Shirley Temple Was a Celebrity. George Zimmerman Is Not.
Following the passing of film icon Shirley Temple on Monday, a common refrain in the pieces that commemorated her life and work was that she she didn’t make an embarrassment of herself once the bright lights of the Fox studio lot no longer cared to capture her image.
It is noteworthy that someone of Temple’s stature could fade into a polished second act so seamlessly. Especially someone as iconic and profitable as she. She was Lindsay Lohan… Mary-Kate and Ashley… Miley… Britney… all rolled into one and beyond, peaking somewhere around her 16th birthday. She left celebrity behind. She served others. She lived her life. A rare feat in today’s Coming Attractions celebrity atmosphere. We should all be so fortunate.
Already, too much has been said about this “celebrity boxing match” between child killer George Zimmerman and nostalgically beloved, albeit deeply troubled rapper DMX.
That Zimmerman is even considered a celebrity in some circles is disgusting, but not at all surprising. My feelings on this specific issue have already been stated eloquently by colleagues here and here.
This fight, whether it happens or not, is symptomatic of a greater issue in our culture. It’s what gets respectable news entities, once helmed by the likes of Edward R. Murrow, to jockey for Charlie Sheen exclusives. It’s what drives an insatiable curiosity about Lindsay Lohan. It’s the thing that gets mass petitions to deport Justin Bieber sent to the White House while more pressing foreign and domestic policy issues crawl, almost invisible, along the bottom ticker. It’s why major news has to cover “entertainment” to stay afloat.
Americans love a hero, but they also love villains. We love the idea that we can be anyone we want to be or, better yet, the redemptive narrative of the phoenix rising from the ashes. But in the spirit of the country’s Puritan ancestry, we also take joy in a public stoning in the town square.
It’s why Tonya Harding can still do interviews about assault on Nancy Kerrigan. It explains the existence of Celebrity Rehab on VH1. It’s why Iyanla Vanzant, once a fallen star herself, has made a comeback of her own by “fixing” the lives of others — including DMX (whose episode was disastrous at the very best). As a culture, we thirst happily on the spilled blood and ego of those we condemn. In creating a culture that worships celebrity — a term with ever lower barriers to entry — instead of talent or integrity, we echo the brutality of the Colosseum, where destruction was consumed as public sport and entertainment.

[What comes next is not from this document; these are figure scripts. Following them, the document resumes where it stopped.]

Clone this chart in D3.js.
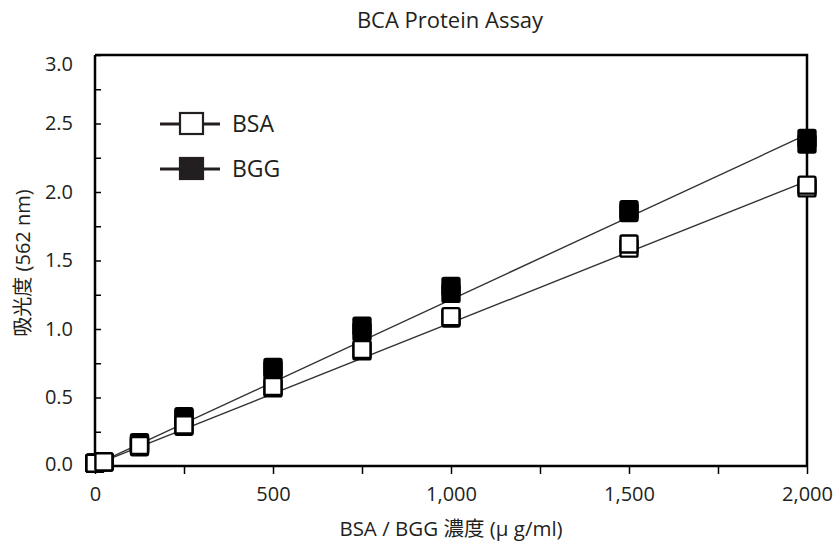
<!DOCTYPE html>
<html>
<head>
<meta charset="utf-8">
<script src="https://cdn.jsdelivr.net/npm/d3@7"></script>
<style>
    body { margin: 0; background: #fff; }
    text { font-family: "Open Sans", "Noto Sans CJK JP", sans-serif; fill: #231f20; }
</style>
</head>
<body>
<div id="chart"></div>
<script>
// concentrations (ug/ml)
var conc = [0, 25, 125, 250, 500, 750, 1000, 1500, 2000];

// absorbance at 562 nm, two replicates per standard
var bsaRep1 = [0.02, 0.03, 0.14, 0.29, 0.57, 0.84, 1.08, 1.59, 2.03];
var bsaRep2 = [0.02, 0.03, 0.15, 0.30, 0.58, 0.85, 1.09, 1.62, 2.05];
var bggRep1 = [0.02, 0.03, 0.16, 0.35, 0.70, 0.98, 1.26, 1.85, 2.35];
var bggRep2 = [0.02, 0.03, 0.17, 0.36, 0.72, 1.02, 1.31, 1.87, 2.39];

// fitted lines [x, y]
var bsaFit = [[0, 0.01], [2000, 2.08]];
var bggFit = [[0, 0.01], [2000, 2.42]];

// axis ticks
var yTicks = [0, 0.5, 1.0, 1.5, 2.0, 2.5, 3.0];
var yMinorTicks = [0.25, 0.75, 1.25, 1.75, 2.25, 2.75];
var xTicks = [0, 500, 1000, 1500, 2000];
var xAllTicks = [0, 250, 500, 750, 1000, 1250, 1500, 1750, 2000];

var legendItems = ["BSA", "BGG"];

var width = 835, height = 549;
var margin = { top: 55, right: 28, bottom: 83, left: 95 };
var w = width - margin.left - margin.right;
var h = height - margin.top - margin.bottom;

var svg = d3.select("#chart").append("svg")
    .attr("width", width)
    .attr("height", height);

var g = svg.append("g")
    .attr("transform", "translate(" + margin.left + "," + margin.top + ")");

var x = d3.scaleLinear().domain([0, 2000]).range([0, w]);
var y = d3.scaleLinear().domain([0, 3]).range([h, 0]);

var fmt = d3.format(",");

// title
svg.append("text")
    .attr("x", 450)
    .attr("y", 28)
    .style("text-anchor", "middle")
    .style("font-size", "22px")
    .text("BCA Protein Assay");

// frame top + right
g.append("path")
    .attr("d", "M0,0H" + w + "V" + h)
    .attr("fill", "none")
    .attr("stroke", "#000")
    .attr("stroke-width", 2.5);

// x axis: ticks every 250 pointing down
var xAxis = g.append("g")
    .attr("transform", "translate(0," + h + ")")
    .call(d3.axisBottom(x).tickValues(xAllTicks).tickSize(8).tickFormat(function(d) {
        return xTicks.indexOf(d) >= 0 ? fmt(d) : "";
    }));
xAxis.select(".domain").attr("stroke-width", 2.5).attr("d", "M0,0H" + w);
xAxis.selectAll(".tick line").attr("stroke-width", 1.5);
xAxis.selectAll("text")
    .attr("y", 21)
    .style("font-size", "20px")
    .style("font-family", "'Open Sans', sans-serif");

// y axis: ticks every 0.25 pointing inward
var yAxis = g.append("g")
    .call(d3.axisLeft(y).tickValues(yTicks.concat(yMinorTicks)).tickSize(-6).tickPadding(22).tickFormat(function(d) {
        return yTicks.indexOf(d) >= 0 ? d3.format(".1f")(d) : "";
    }));
yAxis.select(".domain").attr("stroke-width", 2.5).attr("d", "M0,0V" + h);
yAxis.selectAll(".tick line").attr("stroke-width", 1.5);
yAxis.selectAll("text")
    .style("font-size", "20px")
    .style("font-family", "'Open Sans', sans-serif")
    .attr("dy", function(d) {
        if (d == 3) return "0.75em";
        if (d == 0) return "0.2em";
        return "0.32em";
    });

// axis titles
svg.append("text")
    .attr("x", 451)
    .attr("y", 536)
    .style("text-anchor", "middle")
    .style("font-size", "20.5px")
    .text("BSA / BGG 濃度 (μ g/ml)");

svg.append("text")
    .attr("transform", "translate(30,263) rotate(-90)")
    .style("text-anchor", "middle")
    .style("font-size", "20px")
    .text("吸光度 (562 nm)");

// fitted lines
var line = d3.line()
    .x(function(d) { return x(d[0]); })
    .y(function(d) { return y(d[1]); });

[bggFit, bsaFit].forEach(function(fit) {
    g.append("path")
        .datum(fit)
        .attr("d", line)
        .attr("fill", "none")
        .attr("stroke", "#333")
        .attr("stroke-width", 1.4);
});

// markers
var sq = 17;
function drawSeries(vals, fill) {
    g.selectAll(null)
        .data(vals)
        .enter()
        .append("rect")
        .attr("x", function(d, i) { return x(conc[i]) - sq / 2; })
        .attr("y", function(d) { return y(d) - sq / 2; })
        .attr("width", sq)
        .attr("height", sq)
        .attr("rx", 1.5)
        .attr("fill", fill)
        .attr("stroke", "#000")
        .attr("stroke-width", 2.4);
}
drawSeries(bggRep1, "#000");
drawSeries(bggRep2, "#000");
drawSeries(bsaRep1, "#fff");
drawSeries(bsaRep2, "#fff");

// legend
var legend = svg.selectAll(".legend")
    .data(legendItems)
    .enter()
    .append("g")
    .attr("class", "legend")
    .attr("transform", function(d, i) { return "translate(160," + (124 + i * 45) + ")"; });

legend.append("line")
    .attr("x1", 0).attr("x2", 60)
    .attr("stroke", "#231f20")
    .attr("stroke-width", 3);

legend.append("rect")
    .attr("x", 20).attr("y", -11)
    .attr("width", 23).attr("height", 21)
    .attr("fill", function(d) { return d == "BSA" ? "#fff" : "#231f20"; })
    .attr("stroke", "#231f20")
    .attr("stroke-width", 2.2);

legend.append("text")
    .attr("x", 72)
    .attr("y", 8)
    .style("font-size", "23px")
    .text(function(d) { return d; });
</script>
</body>
</html>
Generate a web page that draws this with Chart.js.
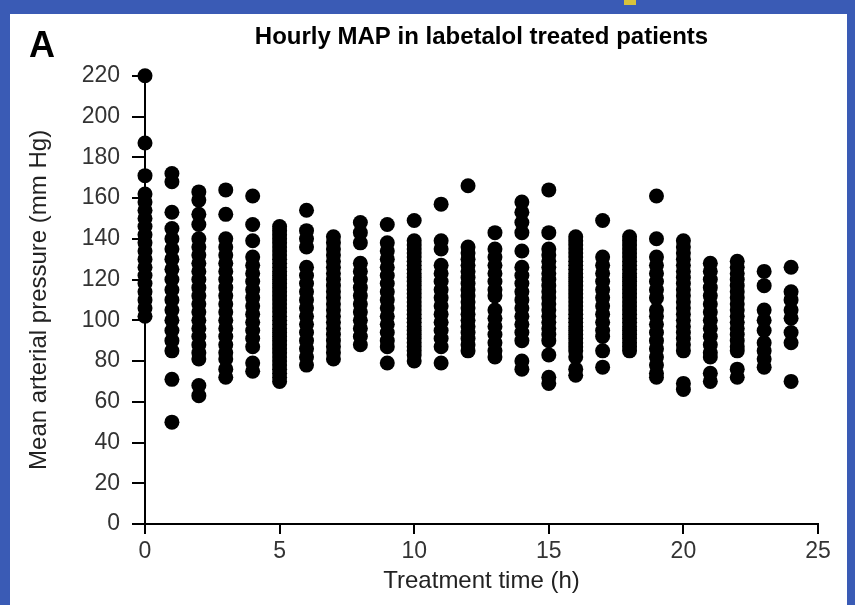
<!DOCTYPE html>
<html>
<head>
<meta charset="utf-8">
<script src="https://cdn.jsdelivr.net/npm/chart.js@4.4.1/dist/chart.umd.min.js"></script>
<style>
  html, body { margin: 0; padding: 0; background: #3a5bb5; overflow: hidden; }
  canvas { display: block; }
</style>
</head>
<body>
<canvas id="chart-map" width="855" height="605"></canvas>
<script>
// treatment hour for each column
const hours = [0, 1, 2, 3, 4, 5, 6, 7, 8, 9, 10, 11, 12, 13, 14, 15, 16, 17, 18, 19, 20, 21, 22, 23, 24];

// MAP readings (mm Hg) at each hour
const mapValues = [
    [220, 187, 171, 162, 158, 154, 150, 146, 142, 138, 134, 130, 126, 122, 118, 114, 110, 106, 102],
    [172, 168, 153, 145, 140, 135, 130, 125, 120, 115, 110, 105, 100, 95, 90, 85, 71, 50],
    [163, 159, 152, 147, 140, 136, 132, 128, 124, 120, 116, 112, 108, 104, 100, 96, 92, 88, 84, 81, 68, 63],
    [164, 152, 140, 136, 132, 128, 124, 120, 116, 112, 108, 104, 100, 96, 92, 88, 84, 81, 76, 72],
    [161, 147, 139, 131, 127, 123, 119, 115, 111, 107, 103, 99, 95, 91, 87, 79, 75],
    [146, 144, 142, 140, 138, 136, 134, 132, 130, 128, 126, 124, 122, 120, 118, 116, 114, 112, 110, 108, 106, 104,
     102, 100, 98, 96, 94, 92, 90, 88, 86, 84, 82, 80, 78, 76, 74, 72, 70],
    [154, 144, 140, 136, 126, 122, 118, 114, 110, 106, 102, 98, 94, 90, 86, 82, 78],
    [141, 138, 135, 132, 129, 126, 123, 120, 117, 114, 111, 108, 105, 102, 99, 96, 93, 90, 87, 84, 81],
    [148, 143, 138, 128, 124, 120, 116, 112, 108, 104, 100, 96, 92, 88],
    [147, 138, 134, 130, 126, 122, 118, 114, 110, 106, 102, 98, 94, 90, 87, 79],
    [149, 139, 137, 135, 133, 131, 129, 127, 125, 123, 121, 119, 117, 115, 113, 111, 109, 107, 105, 103, 101, 99,
     97, 95, 93, 91, 89, 87, 85, 83, 80],
    [157, 139, 135, 127, 123, 119, 115, 111, 107, 103, 99, 95, 91, 87, 79],
    [166, 136, 133, 130, 127, 124, 121, 118, 115, 112, 109, 106, 103, 100, 97, 94, 91, 88, 85],
    [143, 135, 131, 127, 123, 119, 115, 112, 105, 101, 97, 93, 89, 85, 82],
    [158, 153, 148, 143, 134, 126, 122, 118, 114, 110, 106, 102, 98, 94, 90, 80, 76],
    [164, 143, 135, 132, 129, 126, 123, 120, 117, 114, 111, 108, 105, 102, 99, 96, 93, 90, 83, 72, 69],
    [141, 139, 137, 135, 133, 131, 129, 127, 125, 123, 121, 119, 117, 115, 113, 111, 109, 107, 105, 103, 101, 99,
     97, 95, 93, 91, 89, 87, 85, 82, 76, 73],
    [149, 131, 127, 123, 119, 115, 111, 107, 103, 99, 95, 92, 85, 77],
    [141, 139, 137, 135, 133, 131, 129, 127, 125, 123, 121, 119, 117, 115, 113, 111, 109, 107, 105, 103, 101, 99,
     97, 95, 93, 91, 89, 87, 85],
    [161, 140, 131, 127, 123, 119, 115, 111, 105, 102, 98, 94, 90, 86, 82, 78, 74, 72],
    [139, 136, 133, 130, 127, 124, 121, 118, 115, 112, 109, 106, 103, 100, 97, 94, 91, 88, 85, 69, 66],
    [128, 124, 120, 116, 112, 108, 104, 100, 96, 92, 88, 84, 82, 74, 70],
    [129, 126, 123, 120, 117, 114, 111, 108, 105, 102, 99, 96, 93, 90, 87, 85, 76, 72],
    [124, 117, 105, 100, 95, 89, 85, 81, 77],
    [126, 114, 110, 105, 101, 94, 89, 70]
];

const xTicks = [0, 5, 10, 15, 20, 25];
const yTicks = [0, 20, 40, 60, 80, 100, 120, 140, 160, 180, 200, 220];

let points = [];
hours.forEach((h, i) => {
    mapValues[i].forEach(v => points.push({ x: h, y: v }));
});

// blue frame round the white panel, plus the panel letter
const framePlugin = {
    id: 'frame',
    beforeDraw(chart) {
        const ctx = chart.ctx;
        ctx.save();
        ctx.fillStyle = '#3a5bb5';
        ctx.fillRect(0, 0, chart.width, chart.height);
        ctx.fillStyle = '#fff';
        ctx.fillRect(10, 14, chart.width - 18, chart.height - 14);
        ctx.fillStyle = '#d8c23a';
        ctx.fillRect(624, 0, 12, 5);
        ctx.fillStyle = '#000';
        ctx.font = 'bold 36px "Liberation Sans", Arial, sans-serif';
        ctx.textBaseline = 'alphabetic';
        ctx.fillText('A', 29, 57);
        ctx.restore();
    }
};

let ctxMap = document.getElementById('chart-map').getContext('2d');

let mapChart = new Chart(ctxMap, {
    type: 'scatter',
    data: {
        datasets: [{
            data: points,
            backgroundColor: '#000',
            borderColor: '#000',
            pointRadius: 7.5,
            pointHoverRadius: 7.5,
            borderWidth: 0,
            clip: false
        }]
    },
    options: {
        responsive: false,
        animation: false,
        devicePixelRatio: 1,
        layout: { padding: { left: 14, right: 37, top: 14, bottom: 0 } },
        plugins: {
            legend: { display: false },
            tooltip: { enabled: false },
            title: {
                display: true,
                text: 'Hourly MAP in labetalol treated patients',
                color: '#000',
                fullSize: false,
                font: { family: '"Liberation Sans", Arial, sans-serif', size: 24, weight: 'bold', lineHeight: 1.2 },
                padding: { top: 9, bottom: 24 }
            }
        },
        scales: {
            x: {
                type: 'linear',
                min: 0,
                max: 25,
                afterBuildTicks: s => { s.ticks = xTicks.map(v => ({ value: v })); },
                afterFit: s => { s.height = 81; },
                ticks: {
                    color: '#333',
                    padding: 4,
                    font: { family: '"Liberation Sans", Arial, sans-serif', size: 23 }
                },
                grid: { drawOnChartArea: false, drawTicks: true, tickLength: 10, color: '#000', lineWidth: 2 },
                border: { display: true, color: '#000', width: 2 },
                title: {
                    display: true,
                    text: 'Treatment time (h)',
                    color: '#222',
                    font: { family: '"Liberation Sans", Arial, sans-serif', size: 24, lineHeight: 1.2 },
                    padding: { top: 0, bottom: 9 }
                }
            },
            y: {
                type: 'linear',
                min: 0,
                max: 220,
                afterBuildTicks: s => { s.ticks = yTicks.map(v => ({ value: v })); },
                afterFit: s => { s.width = 131; },
                ticks: {
                    color: '#333',
                    padding: 12,
                    font: { family: '"Liberation Sans", Arial, sans-serif', size: 23 }
                },
                grid: { drawOnChartArea: false, drawTicks: true, tickLength: 13, color: '#000', lineWidth: 2 },
                border: { display: true, color: '#000', width: 2 },
                title: {
                    display: true,
                    text: 'Mean arterial pressure (mm Hg)',
                    color: '#222',
                    font: { family: '"Liberation Sans", Arial, sans-serif', size: 24, lineHeight: 1.2 },
                    padding: { top: 11, bottom: 0 }
                }
            }
        }
    },
    plugins: [framePlugin]
});
</script>
</body>
</html>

It is a system in which we are all complicit, from the stories we share, the names we know and the ones we will not allow ourselves to forget. We vote people into a permanent culture space with pageview clicks we bestow, the magazines we buy, the episodes we watch, and how many of our dollars we offer to opening weekend totals. As celebrity-oriented culture grows larger and more dominant so, too, will its offenses.